Stamina is how much punishment you can take. When it hits 0, you're in trouble.

Key thresholds:

Threshold Effect
Half your Stamina maximum You become winded (some abilities are affected)
0 Stamina You start dying

Recoveries are your in-combat healing resource. You have a limited number per adventure. Spending one restores Stamina equal to your recovery value (one-third of your Stamina maximum). Use the Catch Breath maneuver or the Heal action to spend them in combat.

Dying: When you reach 0 Stamina, you fall prone and are dying. On each of your turns while dying, you lose 1 Recovery. When you have no Recoveries left and take damage, you die. An ally can stabilize you with the Heal action.

Temporary Stamina acts as a buffer; it absorbs damage first but doesn't stack with itself (take the higher value).

Read more: Stamina


Battlefield Conditions

Cover

A creature has cover if at least half their body is blocked by a solid object. Abilities that deal damage have a bane against creatures with cover.

Concealment

A creature is concealed if they're in darkness, heavy fog, or otherwise invisible. Targeting a concealed creature imposes a bane on the roll. Fully invisible creatures have a bane against them only if the attacker has a way to detect them.

Flanking

Two allied creatures flank an enemy when they are both adjacent to it and on roughly opposite sides. Flanking allies each gain an edge on melee strikes against the flanked creature (requires line of effect).

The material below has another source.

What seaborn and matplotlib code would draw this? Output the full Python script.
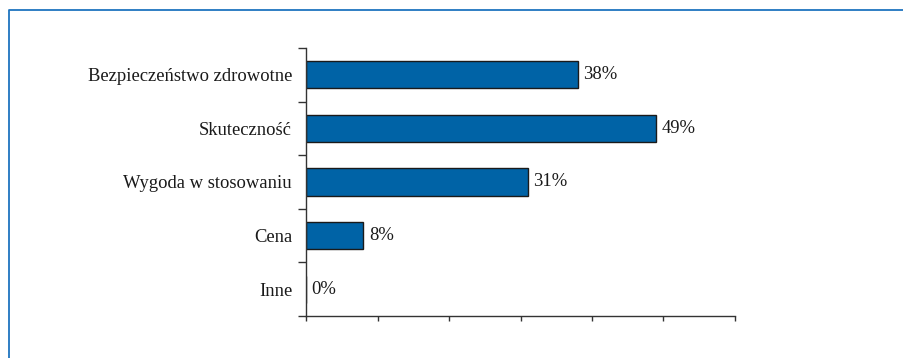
import matplotlib
matplotlib.use("Agg")
import matplotlib.pyplot as plt
from matplotlib.lines import Line2D
import seaborn as sns
import pandas as pd

categories = ["Bezpieczeństwo zdrowotne", "Skuteczność", "Wygoda w stosowaniu", "Cena", "Inne"]
values = [38, 49, 31, 8, 0]
value_labels = ["38%", "49%", "31%", "8%", "0%"]

sns.set_theme(style="white")
plt.rcParams["font.family"] = ["Liberation Serif", "DejaVu Serif"]

W, H = 904, 358
fig = plt.figure(figsize=(W / 100, H / 100), dpi=100)
ax = fig.add_axes([306 / W, 1 - 316 / H, (735 - 306) / W, (316 - 48) / H])

df = pd.DataFrame({"kategoria": categories, "procent": values})
sns.barplot(data=df, x="procent", y="kategoria", orient="h", ax=ax,
            color="#0063a6", saturation=1, width=0.51,
            edgecolor="#1a1a1a", linewidth=1.0)

ax.set_xlim(0, 60)
ax.set_ylim(4.5, -0.5)
ax.set_xlabel("")
ax.set_ylabel("")

# value labels beside each bar
for i, (v, lab) in enumerate(zip(values, value_labels)):
    ax.annotate(lab, xy=(v, i), xytext=(4, 0), textcoords="offset points",
                ha="left", va="center", fontsize=13.4, color="#1a1a1a")

spine_color = "#333333"
for s in ["top", "right"]:
    ax.spines[s].set_visible(False)
for s in ["left", "bottom"]:
    ax.spines[s].set_color(spine_color)
    ax.spines[s].set_linewidth(1.0)

# x axis: ticks only, no labels
ax.set_xticks(range(0, 61, 10))
ax.set_xticklabels([])
ax.tick_params(axis="x", which="major", direction="out", length=3.3,
               width=1.0, color=spine_color, bottom=True)

# y axis: tick marks on category boundaries, labels at category centres
ax.set_yticks([i - 0.5 for i in range(len(categories) + 1)])
ax.set_yticklabels([])
ax.tick_params(axis="y", which="major", direction="out", length=5.5,
               width=1.0, color=spine_color, left=True)
ax.set_yticks(range(len(categories)), minor=True)
ax.set_yticklabels(categories, minor=True, fontsize=13.4, color="#1a1a1a")
ax.tick_params(axis="y", which="minor", length=0, pad=10)

# frame line along the left and top edges of the figure
frame_color = "#1f74bf"
fig.add_artist(Line2D([8.5 / W, 8.5 / W, 1.0], [0.0, 1 - 10 / H, 1 - 10 / H],
                      transform=fig.transFigure, color=frame_color, linewidth=1.3))

fig.savefig("out.png", dpi=100)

Read more: Cover · Concealment · Flanking


Special Environments

Mounted Combat

Your mount must be larger than you. You and your mount act on separate turns. Use the Ride move action to move your mount. If your mount is force-moved or killed, you may be dismounted and take falling damage.

Underwater

  • All submerged creatures gain fire immunity 5.
  • All submerged creatures have lightning weakness 5.
  • Creatures who can't automatically swim take a bane on power rolls while underwater.

Suffocating

You can hold your breath for a number of rounds equal to your Might score (minimum 1). After that, you take 1d6 damage per round in combat. Out of combat, you can hold your breath for a number of minutes equal to your Might score.

Read more: Mounted Combat · Underwater Combat · Suffocating


Ending Combat

Combat ends when the scene's objective is met, not necessarily when every enemy is dead. Common objectives:

Objective Victory condition
Diminish Numbers Reduce enemies below a threshold
Defeat a Specific Foe Take down the named target
Get the Thing Acquire an object
Destroy the Thing Destroy an object or location
Save Another Keep an NPC alive
Escort Get someone to a destination
Hold Them Off Survive for a set number of rounds
Assault the Defenses Breach a fortification
Stop the Action Interrupt an enemy ritual/plan
Complete the Action Finish your own ritual/plan

When the objective is met, the Director can call a dramatic finish: remaining enemies are narratively defeated without further rolls.

Victory: Winning a combat encounter earns the party 1 Victory. Victories convert to XP at the next respite.